Written problem -
Reproduce each line of the listing exactly.

+-------+

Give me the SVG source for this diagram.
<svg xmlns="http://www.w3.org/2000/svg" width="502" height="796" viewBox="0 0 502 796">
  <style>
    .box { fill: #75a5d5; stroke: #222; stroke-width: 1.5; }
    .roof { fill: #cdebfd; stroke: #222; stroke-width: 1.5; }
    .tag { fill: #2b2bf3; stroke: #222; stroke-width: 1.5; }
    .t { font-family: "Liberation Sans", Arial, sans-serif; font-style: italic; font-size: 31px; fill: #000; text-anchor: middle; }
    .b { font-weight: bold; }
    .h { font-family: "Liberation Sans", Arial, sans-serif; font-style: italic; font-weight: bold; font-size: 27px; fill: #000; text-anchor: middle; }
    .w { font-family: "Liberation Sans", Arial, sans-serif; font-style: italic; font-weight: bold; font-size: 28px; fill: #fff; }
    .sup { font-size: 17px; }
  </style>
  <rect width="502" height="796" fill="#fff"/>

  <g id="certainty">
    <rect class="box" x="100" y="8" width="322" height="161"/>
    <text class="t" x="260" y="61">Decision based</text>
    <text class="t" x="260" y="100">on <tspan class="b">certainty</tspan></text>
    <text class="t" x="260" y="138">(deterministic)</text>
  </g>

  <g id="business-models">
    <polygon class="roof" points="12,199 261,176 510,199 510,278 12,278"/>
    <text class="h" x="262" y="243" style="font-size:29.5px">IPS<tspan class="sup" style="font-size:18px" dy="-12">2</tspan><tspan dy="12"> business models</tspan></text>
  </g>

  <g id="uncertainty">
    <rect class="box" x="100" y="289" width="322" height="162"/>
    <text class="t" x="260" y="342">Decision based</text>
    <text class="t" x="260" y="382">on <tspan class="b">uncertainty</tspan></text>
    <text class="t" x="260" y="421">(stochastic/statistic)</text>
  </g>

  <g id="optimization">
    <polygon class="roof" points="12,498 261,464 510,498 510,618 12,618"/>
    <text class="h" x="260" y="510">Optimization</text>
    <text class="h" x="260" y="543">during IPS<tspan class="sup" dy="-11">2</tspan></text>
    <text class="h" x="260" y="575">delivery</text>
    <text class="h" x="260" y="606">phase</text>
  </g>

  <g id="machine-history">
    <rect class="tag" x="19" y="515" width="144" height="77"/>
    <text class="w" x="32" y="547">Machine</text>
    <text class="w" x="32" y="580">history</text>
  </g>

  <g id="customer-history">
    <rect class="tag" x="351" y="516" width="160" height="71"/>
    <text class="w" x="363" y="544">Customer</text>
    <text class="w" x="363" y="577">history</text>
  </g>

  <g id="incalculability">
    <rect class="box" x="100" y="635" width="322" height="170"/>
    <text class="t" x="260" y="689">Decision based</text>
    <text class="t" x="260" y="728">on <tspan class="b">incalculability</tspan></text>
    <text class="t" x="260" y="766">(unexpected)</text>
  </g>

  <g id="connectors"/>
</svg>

+-------+

Answer to the problem -
Give me the SVG source for this diagram.
<svg xmlns="http://www.w3.org/2000/svg" width="502" height="796" viewBox="0 0 502 796">
  <style>
    .box { fill: #75a5d5; stroke: #222; stroke-width: 1.5; }
    .roof { fill: #cdebfd; stroke: #222; stroke-width: 1.5; }
    .tag { fill: #2b2bf3; stroke: #222; stroke-width: 1.5; }
    .t { font-family: "Liberation Sans", Arial, sans-serif; font-style: italic; font-size: 31px; fill: #000; text-anchor: middle; }
    .b { font-weight: bold; }
    .h { font-family: "Liberation Sans", Arial, sans-serif; font-style: italic; font-weight: bold; font-size: 27px; fill: #000; text-anchor: middle; }
    .w { font-family: "Liberation Sans", Arial, sans-serif; font-style: italic; font-weight: bold; font-size: 28px; fill: #fff; }
    .sup { font-size: 17px; }
  </style>
  <rect width="502" height="796" fill="#fff"/>

  <g id="certainty">
    <rect class="box" x="100" y="8" width="322" height="161"/>
    <text class="t" x="260" y="61">Decision based</text>
    <text class="t" x="260" y="100">on <tspan class="b">certainty</tspan></text>
    <text class="t" x="260" y="138">(deterministic)</text>
  </g>

  <g id="business-models">
    <polygon class="roof" points="12,199 261,176 510,199 510,278 12,278"/>
    <text class="h" x="262" y="243" style="font-size:29.5px">IPS<tspan class="sup" style="font-size:18px" dy="-12">2</tspan><tspan dy="12"> business models</tspan></text>
  </g>

  <g id="uncertainty">
    <rect class="box" x="100" y="289" width="322" height="162"/>
    <text class="t" x="260" y="342">Decision based</text>
    <text class="t" x="260" y="382">on <tspan class="b">uncertainty</tspan></text>
    <text class="t" x="260" y="421">(stochastic/statistic)</text>
  </g>

  <g id="optimization">
    <polygon class="roof" points="12,498 261,464 510,498 510,618 12,618"/>
    <text class="h" x="260" y="510">Optimization</text>
    <text class="h" x="260" y="543">during IPS<tspan class="sup" dy="-11">2</tspan></text>
    <text class="h" x="260" y="575">delivery</text>
    <text class="h" x="260" y="606">phase</text>
  </g>

  <g id="machine-history">
    <rect class="tag" x="19" y="515" width="144" height="77"/>
    <text class="w" x="32" y="547">Machine</text>
    <text class="w" x="32" y="580">history</text>
  </g>

  <g id="customer-history">
    <rect class="tag" x="351" y="516" width="160" height="71"/>
    <text class="w" x="363" y="544">Customer</text>
    <text class="w" x="363" y="577">history</text>
  </g>

  <g id="incalculability">
    <rect class="box" x="100" y="635" width="322" height="170"/>
    <text class="t" x="260" y="689">Decision based</text>
    <text class="t" x="260" y="728">on <tspan class="b">incalculability</tspan></text>
    <text class="t" x="260" y="766">(unexpected)</text>
  </g>

  <g id="connectors"/>
</svg>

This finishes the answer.